Where a line contains the word "matplotlib", copy that line in full.

=======

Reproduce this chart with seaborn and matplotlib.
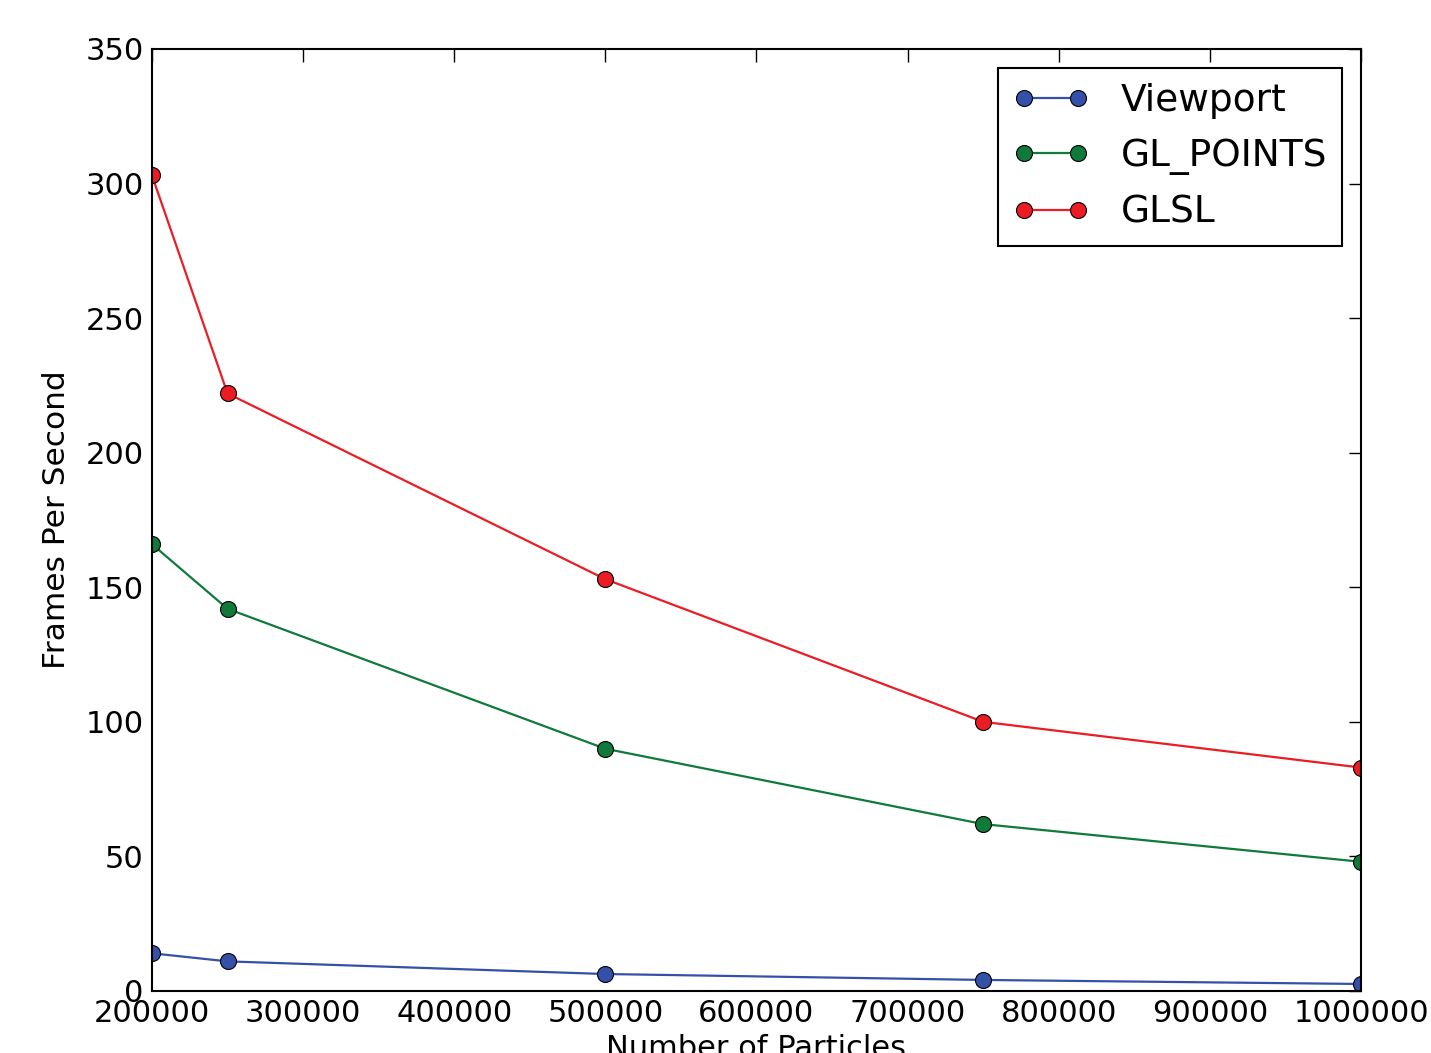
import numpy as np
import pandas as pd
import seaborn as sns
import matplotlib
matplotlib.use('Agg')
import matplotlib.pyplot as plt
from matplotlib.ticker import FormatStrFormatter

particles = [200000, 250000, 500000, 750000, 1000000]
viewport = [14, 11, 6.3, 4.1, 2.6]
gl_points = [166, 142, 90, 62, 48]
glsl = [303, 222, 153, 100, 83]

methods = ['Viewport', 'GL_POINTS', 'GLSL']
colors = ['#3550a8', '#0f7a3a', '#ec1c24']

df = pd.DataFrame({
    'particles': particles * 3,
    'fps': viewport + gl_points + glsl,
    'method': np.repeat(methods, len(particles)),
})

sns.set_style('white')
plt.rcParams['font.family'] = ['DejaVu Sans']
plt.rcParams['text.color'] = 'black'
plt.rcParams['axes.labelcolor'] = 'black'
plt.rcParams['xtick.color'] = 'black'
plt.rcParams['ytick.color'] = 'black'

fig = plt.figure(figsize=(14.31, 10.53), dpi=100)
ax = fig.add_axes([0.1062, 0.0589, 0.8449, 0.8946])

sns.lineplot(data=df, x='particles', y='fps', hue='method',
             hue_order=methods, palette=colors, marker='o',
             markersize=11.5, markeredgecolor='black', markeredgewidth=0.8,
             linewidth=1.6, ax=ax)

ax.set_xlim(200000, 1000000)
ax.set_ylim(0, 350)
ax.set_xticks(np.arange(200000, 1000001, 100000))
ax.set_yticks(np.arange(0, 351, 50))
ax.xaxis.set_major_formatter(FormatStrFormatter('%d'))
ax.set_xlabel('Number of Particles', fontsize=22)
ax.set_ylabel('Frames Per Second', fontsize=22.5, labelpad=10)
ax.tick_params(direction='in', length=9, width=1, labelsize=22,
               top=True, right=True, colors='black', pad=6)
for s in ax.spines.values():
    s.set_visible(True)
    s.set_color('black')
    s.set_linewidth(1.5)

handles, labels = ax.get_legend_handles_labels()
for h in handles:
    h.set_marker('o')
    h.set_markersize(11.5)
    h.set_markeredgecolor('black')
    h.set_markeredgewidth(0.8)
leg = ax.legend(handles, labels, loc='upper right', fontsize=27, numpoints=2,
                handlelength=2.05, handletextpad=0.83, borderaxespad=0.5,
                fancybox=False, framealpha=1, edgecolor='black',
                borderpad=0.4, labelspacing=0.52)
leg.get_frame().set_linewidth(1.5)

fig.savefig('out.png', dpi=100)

=======

EXPECTED ANSWER.
Reproduce this chart with seaborn and matplotlib.
import matplotlib
matplotlib.use('Agg')
import matplotlib.pyplot as plt
from matplotlib.ticker import FormatStrFormatter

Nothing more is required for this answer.